▶ _Aim of the task_
Skip every picture and transcribe the remaining material exactly.

----

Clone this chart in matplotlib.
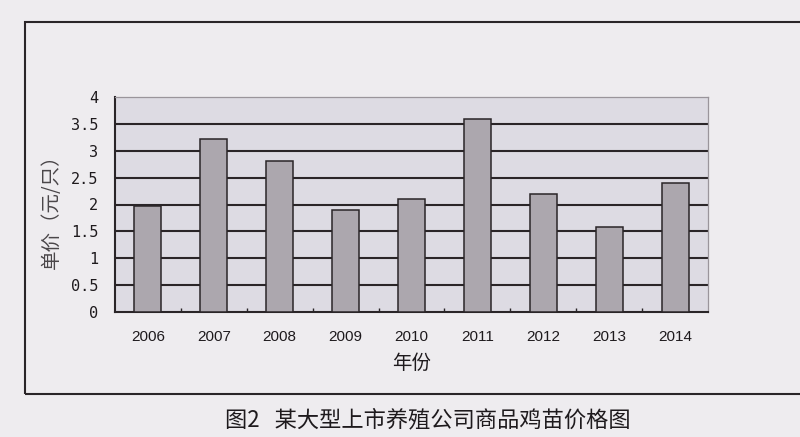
import numpy as np
import matplotlib
matplotlib.use("Agg")
import matplotlib.pyplot as plt
from matplotlib.patches import Rectangle

plt.rcParams['font.family'] = ['Noto Sans CJK SC', 'DejaVu Sans']

# Data: chick unit price by year
years = ["2006", "2007", "2008", "2009", "2010", "2011", "2012", "2013", "2014"]
prices = [1.98, 3.21, 2.81, 1.90, 2.10, 3.60, 2.20, 1.59, 2.40]
y_ticks = [0, 0.5, 1, 1.5, 2, 2.5, 3, 3.5, 4]
y_tick_labels = ["0", "0.5", "1", "1.5", "2", "2.5", "3", "3.5", "4"]

ylabel = "单价（元/只）"
xlabel = "年份"
caption = "图2   某大型上市养殖公司商品鸡苗价格图"

W, H = 800, 437
paper = "#eeecef"
plot_bg = "#dddbe3"
bar_fill = "#aca7ae"
ink = "#2a2528"

fig = plt.figure(figsize=(W / 100, H / 100), dpi=100)
fig.patch.set_facecolor(paper)

# outer frame around the chart (runs off the right edge)
fig.patches.append(Rectangle((25 / W, 1 - 394 / H), (840 - 25) / W, (394 - 22) / H,
                             transform=fig.transFigure, fill=False,
                             lw=1.5, ec=ink, zorder=0))

ax = fig.add_axes([115 / W, 1 - 312 / H, 593 / W, 215 / H])
ax.set_facecolor(plot_bg)

x = np.arange(len(years))
ax.bar(x, prices, width=0.41, color=bar_fill, edgecolor=ink, linewidth=1.1, zorder=3)

# horizontal gridlines between the bottom and top edges
for v in y_ticks[1:-1]:
    ax.axhline(v, color=ink, lw=1.5, zorder=1)

ax.set_xlim(-0.5, len(years) - 0.5)
ax.set_ylim(y_ticks[0], y_ticks[-1])

ax.set_xticks(x)
ax.set_xticklabels(years, fontfamily="Liberation Sans", fontsize=11, color="#1e1a1d")
ax.set_xticks(np.arange(0.5, len(years) - 0.5, 1), minor=True)
ax.tick_params(axis="x", which="major", length=0, pad=13)
ax.tick_params(axis="x", which="minor", direction="in", length=3, width=1, color=ink)

ax.set_yticks(y_ticks)
ax.set_yticklabels(y_tick_labels, fontfamily="DejaVu Sans Mono", fontsize=11, color="#1e1a1d")
ax.tick_params(axis="y", length=0, pad=12)

for side in ("left", "bottom"):
    ax.spines[side].set_color(ink)
    ax.spines[side].set_linewidth(1.5)
for side in ("top", "right"):
    ax.spines[side].set_color("#9a959b")
    ax.spines[side].set_linewidth(0.9)

ax.set_ylabel(ylabel, fontsize=14, color="#4a4649")
ax.yaxis.set_label_coords(-0.089, 0.49)
ax.set_xlabel(xlabel, fontsize=14, color="#1e1a1d")
ax.xaxis.set_label_coords(0.5, -0.19)

fig.text(428 / W, 1 - 420 / H, caption, ha="center", va="center",
         fontsize=16, color="#1e1a1d")

fig.savefig("out.png", dpi=100, facecolor=fig.get_facecolor())
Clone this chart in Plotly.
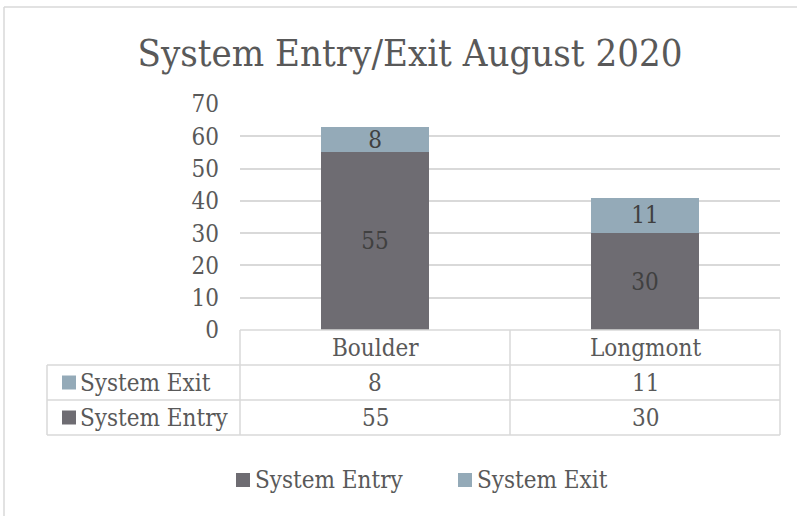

----

▶ _Solved exercise_
Clone this chart in matplotlib.
import numpy as np
import matplotlib
matplotlib.use("Agg")
import matplotlib.pyplot as plt
from matplotlib.patches import Rectangle

plt.rcParams['font.family'] = ['Noto Sans CJK SC', 'DejaVu Sans']

# Data: chick unit price by year
years = ["2006", "2007", "2008", "2009", "2010", "2011", "2012", "2013", "2014"]
prices = [1.98, 3.21, 2.81, 1.90, 2.10, 3.60, 2.20, 1.59, 2.40]
y_ticks = [0, 0.5, 1, 1.5, 2, 2.5, 3, 3.5, 4]
y_tick_labels = ["0", "0.5", "1", "1.5", "2", "2.5", "3", "3.5", "4"]

ylabel = "单价（元/只）"
xlabel = "年份"
caption = "图2   某大型上市养殖公司商品鸡苗价格图"

W, H = 800, 437
paper = "#eeecef"
plot_bg = "#dddbe3"
bar_fill = "#aca7ae"
ink = "#2a2528"

fig = plt.figure(figsize=(W / 100, H / 100), dpi=100)
fig.patch.set_facecolor(paper)

# outer frame around the chart (runs off the right edge)
fig.patches.append(Rectangle((25 / W, 1 - 394 / H), (840 - 25) / W, (394 - 22) / H,
                             transform=fig.transFigure, fill=False,
                             lw=1.5, ec=ink, zorder=0))

ax = fig.add_axes([115 / W, 1 - 312 / H, 593 / W, 215 / H])
ax.set_facecolor(plot_bg)

x = np.arange(len(years))
ax.bar(x, prices, width=0.41, color=bar_fill, edgecolor=ink, linewidth=1.1, zorder=3)

# horizontal gridlines between the bottom and top edges
for v in y_ticks[1:-1]:
    ax.axhline(v, color=ink, lw=1.5, zorder=1)

ax.set_xlim(-0.5, len(years) - 0.5)
ax.set_ylim(y_ticks[0], y_ticks[-1])

ax.set_xticks(x)
ax.set_xticklabels(years, fontfamily="Liberation Sans", fontsize=11, color="#1e1a1d")
ax.set_xticks(np.arange(0.5, len(years) - 0.5, 1), minor=True)
ax.tick_params(axis="x", which="major", length=0, pad=13)
ax.tick_params(axis="x", which="minor", direction="in", length=3, width=1, color=ink)

ax.set_yticks(y_ticks)
ax.set_yticklabels(y_tick_labels, fontfamily="DejaVu Sans Mono", fontsize=11, color="#1e1a1d")
ax.tick_params(axis="y", length=0, pad=12)

for side in ("left", "bottom"):
    ax.spines[side].set_color(ink)
    ax.spines[side].set_linewidth(1.5)
for side in ("top", "right"):
    ax.spines[side].set_color("#9a959b")
    ax.spines[side].set_linewidth(0.9)

ax.set_ylabel(ylabel, fontsize=14, color="#4a4649")
ax.yaxis.set_label_coords(-0.089, 0.49)
ax.set_xlabel(xlabel, fontsize=14, color="#1e1a1d")
ax.xaxis.set_label_coords(0.5, -0.19)

fig.text(428 / W, 1 - 420 / H, caption, ha="center", va="center",
         fontsize=16, color="#1e1a1d")

fig.savefig("out.png", dpi=100, facecolor=fig.get_facecolor())
Clone this chart in Plotly.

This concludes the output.